The JHI is excited to announce our 2022-23 JHI-CDHI Digital Humanities Postdoctoral Fellow—Khanh V.N. Vo. Khanh will join us during our Labour theme year.
Khanh Vo (Ph.D. College of William and Mary, 2021) completed her doctorate in American Studies and has consistently worked toward a career that spans academic teaching, public history, and the digital humanities, which she approaches through the lens of digital culture, game studies, and scientific and technological discourse. She was a founding member of the Equality Lab at William and Mary College, a collaborative and interdisciplinary digital humanities hub devoted to ethical and inclusive principles, and throughout her doctoral career has engaged in cross-cohort and interdisciplinary mentoring with fellow graduate and undergraduate students, faculty, and library staff on a variety of projects that sought to bring digital humanities work to the wider public audience. Her research examines how the labor of marginalized groups can be understood through the discourse of robotics and automation, and more broadly, how discourses on robotics within the humanities and within science and technology communities have diverged.
Fellowship Project
“All the Work Without the Workers:” Robotic Labor in the America Imaginary
My dissertation argues that the technological and mechanical labor we have come to expect from our machines and robots has always been enacted onto the bodies of marginalized American laborers. I critically re-examine American labor history through the ideologies and mechanisms of deskilling and dehumanizing labor practices.

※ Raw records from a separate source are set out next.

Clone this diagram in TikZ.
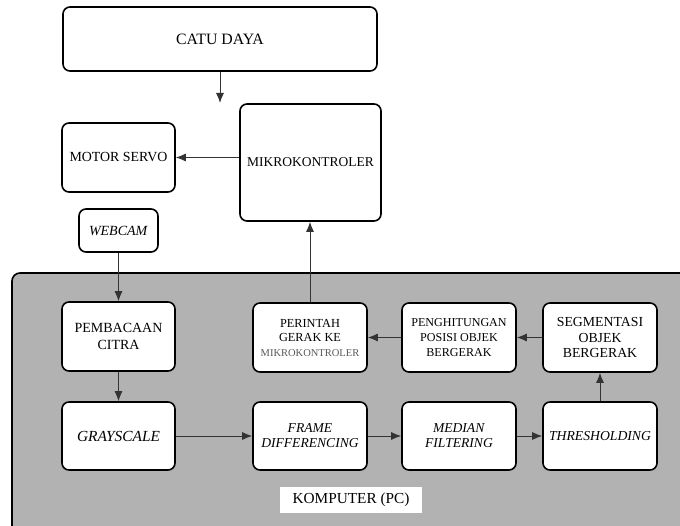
\documentclass[tikz,border=0pt]{standalone}
\usepackage{fontspec}
\setmainfont{Liberation Serif}
\usetikzlibrary{arrows.meta}
\tikzset{
  blk/.style={draw=black, line width=1.6pt, rounded corners=7pt, fill=white, align=center, inner sep=1pt, font=\fontsize{13.8}{16.5}\selectfont},
  conn/.style={draw=black!80, line width=1pt, -{Latex[length=10pt,width=8pt]}},
}
\begin{document}
\begin{tikzpicture}[x=1pt,y=-1pt]
\useasboundingbox (0,0) rectangle (680,526);
\clip (0,0) rectangle (680,526);
% panel
\draw[line width=1.6pt, rounded corners=8pt, fill=black!30] (12,273) rectangle (700,550);
\node[fill=white, minimum width=142pt, minimum height=26pt, inner sep=0pt, font=\fontsize{15.3}{17}\selectfont] (pc) at (351,500) {KOMPUTER (PC)};
% top
\node[blk, minimum width=314pt, minimum height=64pt, font=\fontsize{15.8}{18}\selectfont] (catu) at (220,39) {CATU DAYA};
\node[blk, minimum width=113pt, minimum height=69pt, font=\fontsize{13.9}{16}\selectfont] (motor) at (118.5,157.5) {MOTOR SERVO};
\node[blk, minimum width=141pt, minimum height=117pt, font=\fontsize{13.5}{16}\selectfont] (mikro) at (310.5,162.5) {MIKROKONTROLER};
\node[blk, minimum width=79pt, minimum height=43pt, font=\fontsize{14}{16}\selectfont] (webcam) at (118.5,230.5) {\textit{WEBCAM}};
% row 1
\node[blk, minimum width=113pt, minimum height=69pt, font=\fontsize{14}{17}\selectfont] (baca) at (118.5,336.5) {PEMBACAAN\\CITRA};
\node[blk, minimum width=114pt, minimum height=69pt, font=\fontsize{12.3}{14.5}\selectfont] (perintah) at (310,337.5) {PERINTAH\\GERAK KE\\{\fontsize{10.5}{14.5}\selectfont\color{black!65}MIKROKONTROLER}};
\node[blk, minimum width=114pt, minimum height=69pt, font=\fontsize{12.1}{15}\selectfont] (hitung) at (459,337.5) {PENGHITUNGAN\\POSISI OBJEK\\BERGERAK};
\node[blk, minimum width=114pt, minimum height=69pt, font=\fontsize{13.8}{15.5}\selectfont] (segmen) at (600,337.5) {SEGMENTASI\\OBJEK\\BERGERAK};
% row 2
\node[blk, minimum width=113pt, minimum height=68pt, font=\fontsize{15.4}{17}\selectfont] (gray) at (118.5,436) {\textit{GRAYSCALE}};
\node[blk, minimum width=114pt, minimum height=68pt, font=\fontsize{13.6}{15}\selectfont] (frame) at (310,436) {\textit{FRAME}\\\textit{DIFFERENCING}};
\node[blk, minimum width=114pt, minimum height=68pt, font=\fontsize{13.6}{15}\selectfont] (median) at (459,436) {\textit{MEDIAN}\\\textit{FILTERING}};
\node[blk, minimum width=114pt, minimum height=68pt, font=\fontsize{13.7}{15}\selectfont] (thresh) at (600,436) {\textit{THRESHOLDING}};
% connectors
\coordinate (catuend) at (220,103);
\draw[conn] (catu.south -| catuend) -- (catuend);
\draw[conn] (mikro.west |- motor) -- (motor.east);
\draw[conn] (webcam) -- (baca);
\draw[conn] (baca) -- (gray);
\draw[conn] (gray) -- (frame);
\draw[conn] (frame) -- (median);
\draw[conn] (median) -- (thresh);
\draw[conn] (thresh) -- (segmen);
\draw[conn] (segmen) -- (hitung);
\draw[conn] (hitung) -- (perintah);
\draw[conn] (perintah) -- (perintah |- mikro.south);
\end{tikzpicture}
\end{document}
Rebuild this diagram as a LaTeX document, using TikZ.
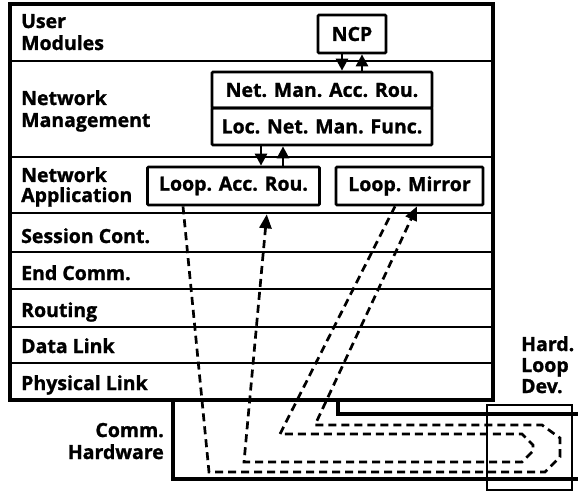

Through archival research and visual analysis, I show the historical relationship between mechanization and human labor by using the figure of the robot to think through how the posthumanism of the past is both raced and gendered. The arguments are based on a survey of varied sources ranging from 19th century advertisements to 21st century films. As a result of this intensive research, my project offers new interdisciplinary interpretations for the history of human-machine labor.
During my fellowship, I will transform this dissertation work into a book manuscript and publish an article based on one chapter. The book will be the first monograph to comprehensively connect different domains of labor performed by people of color within situations of biopolitical precarity. I utilize three case studies of the marginalized workers (the enslaved worker, the (im)migrant worker, and the domestic worker) to examine human-machine interaction, cooperation, and co-existence. Through these case studies, this project examines how the processes of mechanization are superimposed onto laboring bodies while at the same time maintaining a continual denial of their mechanized bodies. By looking at who has been marginalized and their labor erased and eclipsed, my project emphasizes colonialism's continued influence to reframe and decentralize bodies of color and the racial and gendered violence done to them. The recognition of our robotic or cyborg self and all its hybridity dismantles the power structures that place the Western subject (and the human itself) at the ontological center of the ecosystem.